No, no lo es. Cuando se lo llevan. Su mujer se queda al cuidado de todo. No tiene acceso a las cuentas corrientes. Debe hacerse cargo de cinco hijos. Tiene que luchar contra los poderes establecidos que niegan por activa y por pasiva haber hecho algo con el marido. Y ella lo hace desde la serenidad, sin levantar una palabra más alta que la otra. Con seriedad. Con sufrimiento. Un sufrimiento que lleva en absoluto silencio para que los hijos no sean arrastrados por la desgracia. Acude a amigos. Unos la ayudan. Otros, no. La prensa. La denuncia.

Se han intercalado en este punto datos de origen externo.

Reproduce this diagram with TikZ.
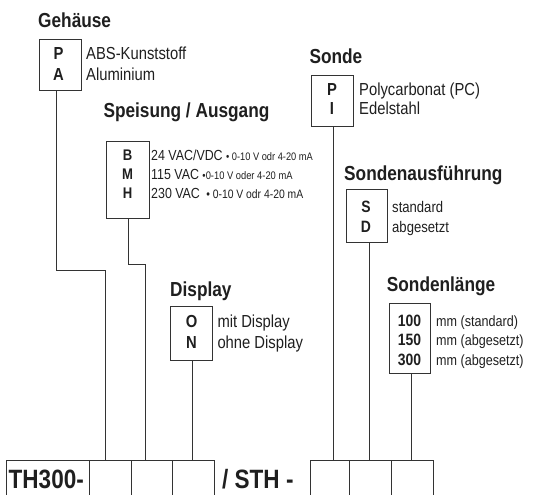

Esto no se debe olvidar. Sin ira. Sin descanso.
Walter Salles dirige con muchísimo acierto esta película que se puede dividir en tres partes. Una primera en la que se nos dibuja un cuadro costumbrista sobre cómo era la vida de una familia de clase media en Brasil en los setenta. Es muy reconocible. Es verdadera. Una segunda en la que el terror se apodera de esa familia mientras trata de recuperar una normalidad que ya no existirá nunca más. Es descriptiva en esa resistencia natural, sin aspavientos, pero sin parar. Una tercera, casi epilegómena, en la que se establece un paralelismo entre la memoria personal y la colectiva. El maldito Alzheimer puede aquejar también a toda una sociedad que se ha dejado asentar en la democracia y en la que demasiados crímenes comienzan a ser olvidados. Es sincera. Es emocionante.
Fernanda Torres, en la piel de esa madre de indudable clase, que lo expresa todo en la mirada mientras no se detiene ante nadie, que sigue hacia adelante a pesar de que todos los indicios apuntan hacia la derrota, realiza un grandísimo papel porque, en su contención, tiene que expresar todos los sentimientos que se agolpan uno tras otro en cada uno de sus hijos, aterrorizados y expectantes ante un futuro que se presenta amenazador y vacío. Además de ello, tiene que conjugar los de su propio personaje, Eunice, una mujer valiente que batalló hasta el final con la mirada de quien se sabe con la razón mientras todos sus recuerdos, sus felicidades y sus anhelos se quedaban enterrados en algún lugar de su memoria y de su intención. En algunos momentos, Fernanda Torres llega a ser vibrante en su interpretación, inteligente en su exteriorización, tremenda en su significado. Sabe dónde puede llegar con cada uno de sus movimientos. Sabe dónde puede doler con cada una de sus miradas.
Así que no, no hay que olvidar. Porque mientras no olvidemos, seguiremos estando ahí. Testigos de algo que ocurrió ante nuestros ojos y entre nuestras carnes. Y hay que decirlo para que no se vuelva a repetir, para que no se vuelva a dar esa insultante falta de preocupación por el prójimo, por mucho que no comparta las mismas ideas. Esto es muy ingenuo, lo sé, pero me gusta pensar que lo digo en letra alta.